_GIVEN INFORMATION_
#####

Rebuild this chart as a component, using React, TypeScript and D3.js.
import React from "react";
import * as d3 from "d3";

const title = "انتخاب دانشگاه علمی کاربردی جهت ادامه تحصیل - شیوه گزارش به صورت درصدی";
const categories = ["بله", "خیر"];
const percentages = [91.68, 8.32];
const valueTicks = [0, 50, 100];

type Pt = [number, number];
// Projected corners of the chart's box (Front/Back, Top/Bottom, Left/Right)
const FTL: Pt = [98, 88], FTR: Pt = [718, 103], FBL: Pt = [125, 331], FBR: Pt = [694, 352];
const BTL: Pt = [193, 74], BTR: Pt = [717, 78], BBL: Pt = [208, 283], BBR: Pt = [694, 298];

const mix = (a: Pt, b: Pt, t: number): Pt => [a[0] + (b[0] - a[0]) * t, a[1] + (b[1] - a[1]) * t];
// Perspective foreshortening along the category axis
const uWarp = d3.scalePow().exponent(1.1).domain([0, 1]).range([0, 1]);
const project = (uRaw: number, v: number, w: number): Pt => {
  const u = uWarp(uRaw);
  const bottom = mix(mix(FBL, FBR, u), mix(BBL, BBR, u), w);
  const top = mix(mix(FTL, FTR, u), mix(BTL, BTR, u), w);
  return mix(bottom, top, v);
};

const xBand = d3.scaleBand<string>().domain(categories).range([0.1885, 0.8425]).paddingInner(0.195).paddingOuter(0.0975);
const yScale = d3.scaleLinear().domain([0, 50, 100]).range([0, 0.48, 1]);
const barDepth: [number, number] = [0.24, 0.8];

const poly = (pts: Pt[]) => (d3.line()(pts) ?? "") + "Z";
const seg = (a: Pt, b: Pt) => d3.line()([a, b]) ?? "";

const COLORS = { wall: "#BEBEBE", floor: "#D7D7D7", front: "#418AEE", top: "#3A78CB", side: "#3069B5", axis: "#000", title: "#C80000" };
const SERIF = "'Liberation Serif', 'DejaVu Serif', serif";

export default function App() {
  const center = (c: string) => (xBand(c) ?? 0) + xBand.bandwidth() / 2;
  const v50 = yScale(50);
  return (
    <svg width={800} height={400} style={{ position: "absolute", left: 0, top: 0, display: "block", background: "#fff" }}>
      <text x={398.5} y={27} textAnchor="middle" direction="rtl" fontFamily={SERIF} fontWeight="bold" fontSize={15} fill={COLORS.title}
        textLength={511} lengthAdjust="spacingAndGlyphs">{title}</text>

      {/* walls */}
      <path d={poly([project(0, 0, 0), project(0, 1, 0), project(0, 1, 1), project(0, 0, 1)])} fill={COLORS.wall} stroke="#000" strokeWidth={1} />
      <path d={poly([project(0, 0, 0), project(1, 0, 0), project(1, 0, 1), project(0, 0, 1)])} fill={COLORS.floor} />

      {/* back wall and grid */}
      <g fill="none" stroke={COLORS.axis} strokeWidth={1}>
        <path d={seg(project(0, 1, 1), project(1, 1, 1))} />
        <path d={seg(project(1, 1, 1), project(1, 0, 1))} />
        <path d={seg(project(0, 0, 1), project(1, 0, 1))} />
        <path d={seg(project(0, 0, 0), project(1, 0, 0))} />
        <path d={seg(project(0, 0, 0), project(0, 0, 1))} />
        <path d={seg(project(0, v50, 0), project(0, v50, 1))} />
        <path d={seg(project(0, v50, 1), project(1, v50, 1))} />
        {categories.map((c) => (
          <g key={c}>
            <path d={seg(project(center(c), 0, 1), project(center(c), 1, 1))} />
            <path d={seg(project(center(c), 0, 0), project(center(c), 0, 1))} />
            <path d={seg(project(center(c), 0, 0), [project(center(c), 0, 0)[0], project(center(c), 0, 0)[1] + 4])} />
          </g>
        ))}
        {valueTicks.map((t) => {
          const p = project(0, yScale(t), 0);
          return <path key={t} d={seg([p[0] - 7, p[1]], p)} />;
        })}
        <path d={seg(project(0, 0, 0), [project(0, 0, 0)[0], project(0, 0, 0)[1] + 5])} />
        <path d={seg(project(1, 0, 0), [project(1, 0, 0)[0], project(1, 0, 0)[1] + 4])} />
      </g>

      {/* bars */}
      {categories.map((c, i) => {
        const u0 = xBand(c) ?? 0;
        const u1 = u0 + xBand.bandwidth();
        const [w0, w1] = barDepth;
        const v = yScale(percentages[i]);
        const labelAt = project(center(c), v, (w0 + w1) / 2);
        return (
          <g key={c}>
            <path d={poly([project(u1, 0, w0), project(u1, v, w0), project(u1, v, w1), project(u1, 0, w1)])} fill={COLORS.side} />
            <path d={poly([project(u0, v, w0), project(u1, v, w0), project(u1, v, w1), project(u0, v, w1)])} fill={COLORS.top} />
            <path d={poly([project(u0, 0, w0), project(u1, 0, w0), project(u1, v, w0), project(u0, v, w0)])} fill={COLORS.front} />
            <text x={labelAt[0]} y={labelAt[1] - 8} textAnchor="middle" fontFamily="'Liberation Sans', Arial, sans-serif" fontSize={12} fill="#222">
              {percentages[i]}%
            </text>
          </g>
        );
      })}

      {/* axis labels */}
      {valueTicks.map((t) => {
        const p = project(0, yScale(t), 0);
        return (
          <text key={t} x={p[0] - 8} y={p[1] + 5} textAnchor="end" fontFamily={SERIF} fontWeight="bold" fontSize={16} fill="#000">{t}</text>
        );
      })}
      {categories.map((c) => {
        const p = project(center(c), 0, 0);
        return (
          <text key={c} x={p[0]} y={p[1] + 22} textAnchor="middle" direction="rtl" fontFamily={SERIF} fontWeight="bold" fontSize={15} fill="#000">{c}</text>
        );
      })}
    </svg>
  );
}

#####

_WHAT THE TASK ASKS_
Using the data above, reproduce every line exactly.

_TASK SOLUTION_
Rebuild this chart as a component, using React, TypeScript and D3.js.
import React from "react";
import * as d3 from "d3";

const title = "انتخاب دانشگاه علمی کاربردی جهت ادامه تحصیل - شیوه گزارش به صورت درصدی";
const categories = ["بله", "خیر"];
const percentages = [91.68, 8.32];
const valueTicks = [0, 50, 100];

type Pt = [number, number];
// Projected corners of the chart's box (Front/Back, Top/Bottom, Left/Right)
const FTL: Pt = [98, 88], FTR: Pt = [718, 103], FBL: Pt = [125, 331], FBR: Pt = [694, 352];
const BTL: Pt = [193, 74], BTR: Pt = [717, 78], BBL: Pt = [208, 283], BBR: Pt = [694, 298];

const mix = (a: Pt, b: Pt, t: number): Pt => [a[0] + (b[0] - a[0]) * t, a[1] + (b[1] - a[1]) * t];
// Perspective foreshortening along the category axis
const uWarp = d3.scalePow().exponent(1.1).domain([0, 1]).range([0, 1]);
const project = (uRaw: number, v: number, w: number): Pt => {
  const u = uWarp(uRaw);
  const bottom = mix(mix(FBL, FBR, u), mix(BBL, BBR, u), w);
  const top = mix(mix(FTL, FTR, u), mix(BTL, BTR, u), w);
  return mix(bottom, top, v);
};

const xBand = d3.scaleBand<string>().domain(categories).range([0.1885, 0.8425]).paddingInner(0.195).paddingOuter(0.0975);
const yScale = d3.scaleLinear().domain([0, 50, 100]).range([0, 0.48, 1]);
const barDepth: [number, number] = [0.24, 0.8];

const poly = (pts: Pt[]) => (d3.line()(pts) ?? "") + "Z";
const seg = (a: Pt, b: Pt) => d3.line()([a, b]) ?? "";

const COLORS = { wall: "#BEBEBE", floor: "#D7D7D7", front: "#418AEE", top: "#3A78CB", side: "#3069B5", axis: "#000", title: "#C80000" };
const SERIF = "'Liberation Serif', 'DejaVu Serif', serif";

export default function App() {
  const center = (c: string) => (xBand(c) ?? 0) + xBand.bandwidth() / 2;
  const v50 = yScale(50);
  return (
    <svg width={800} height={400} style={{ position: "absolute", left: 0, top: 0, display: "block", background: "#fff" }}>
      <text x={398.5} y={27} textAnchor="middle" direction="rtl" fontFamily={SERIF} fontWeight="bold" fontSize={15} fill={COLORS.title}
        textLength={511} lengthAdjust="spacingAndGlyphs">{title}</text>

      {/* walls */}
      <path d={poly([project(0, 0, 0), project(0, 1, 0), project(0, 1, 1), project(0, 0, 1)])} fill={COLORS.wall} stroke="#000" strokeWidth={1} />
      <path d={poly([project(0, 0, 0), project(1, 0, 0), project(1, 0, 1), project(0, 0, 1)])} fill={COLORS.floor} />

      {/* back wall and grid */}
      <g fill="none" stroke={COLORS.axis} strokeWidth={1}>
        <path d={seg(project(0, 1, 1), project(1, 1, 1))} />
        <path d={seg(project(1, 1, 1), project(1, 0, 1))} />
        <path d={seg(project(0, 0, 1), project(1, 0, 1))} />
        <path d={seg(project(0, 0, 0), project(1, 0, 0))} />
        <path d={seg(project(0, 0, 0), project(0, 0, 1))} />
        <path d={seg(project(0, v50, 0), project(0, v50, 1))} />
        <path d={seg(project(0, v50, 1), project(1, v50, 1))} />
        {categories.map((c) => (
          <g key={c}>
            <path d={seg(project(center(c), 0, 1), project(center(c), 1, 1))} />
            <path d={seg(project(center(c), 0, 0), project(center(c), 0, 1))} />
            <path d={seg(project(center(c), 0, 0), [project(center(c), 0, 0)[0], project(center(c), 0, 0)[1] + 4])} />
          </g>
        ))}
        {valueTicks.map((t) => {
          const p = project(0, yScale(t), 0);
          return <path key={t} d={seg([p[0] - 7, p[1]], p)} />;
        })}
        <path d={seg(project(0, 0, 0), [project(0, 0, 0)[0], project(0, 0, 0)[1] + 5])} />
        <path d={seg(project(1, 0, 0), [project(1, 0, 0)[0], project(1, 0, 0)[1] + 4])} />
      </g>

      {/* bars */}
      {categories.map((c, i) => {
        const u0 = xBand(c) ?? 0;
        const u1 = u0 + xBand.bandwidth();
        const [w0, w1] = barDepth;
        const v = yScale(percentages[i]);
        const labelAt = project(center(c), v, (w0 + w1) / 2);
        return (
          <g key={c}>
            <path d={poly([project(u1, 0, w0), project(u1, v, w0), project(u1, v, w1), project(u1, 0, w1)])} fill={COLORS.side} />
            <path d={poly([project(u0, v, w0), project(u1, v, w0), project(u1, v, w1), project(u0, v, w1)])} fill={COLORS.top} />
            <path d={poly([project(u0, 0, w0), project(u1, 0, w0), project(u1, v, w0), project(u0, v, w0)])} fill={COLORS.front} />
            <text x={labelAt[0]} y={labelAt[1] - 8} textAnchor="middle" fontFamily="'Liberation Sans', Arial, sans-serif" fontSize={12} fill="#222">
              {percentages[i]}%
            </text>
          </g>
        );
      })}

      {/* axis labels */}
      {valueTicks.map((t) => {
        const p = project(0, yScale(t), 0);
        return (
          <text key={t} x={p[0] - 8} y={p[1] + 5} textAnchor="end" fontFamily={SERIF} fontWeight="bold" fontSize={16} fill="#000">{t}</text>
        );
      })}
      {categories.map((c) => {
        const p = project(center(c), 0, 0);
        return (
          <text key={c} x={p[0]} y={p[1] + 22} textAnchor="middle" direction="rtl" fontFamily={SERIF} fontWeight="bold" fontSize={15} fill="#000">{c}</text>
        );
      })}
    </svg>
  );
}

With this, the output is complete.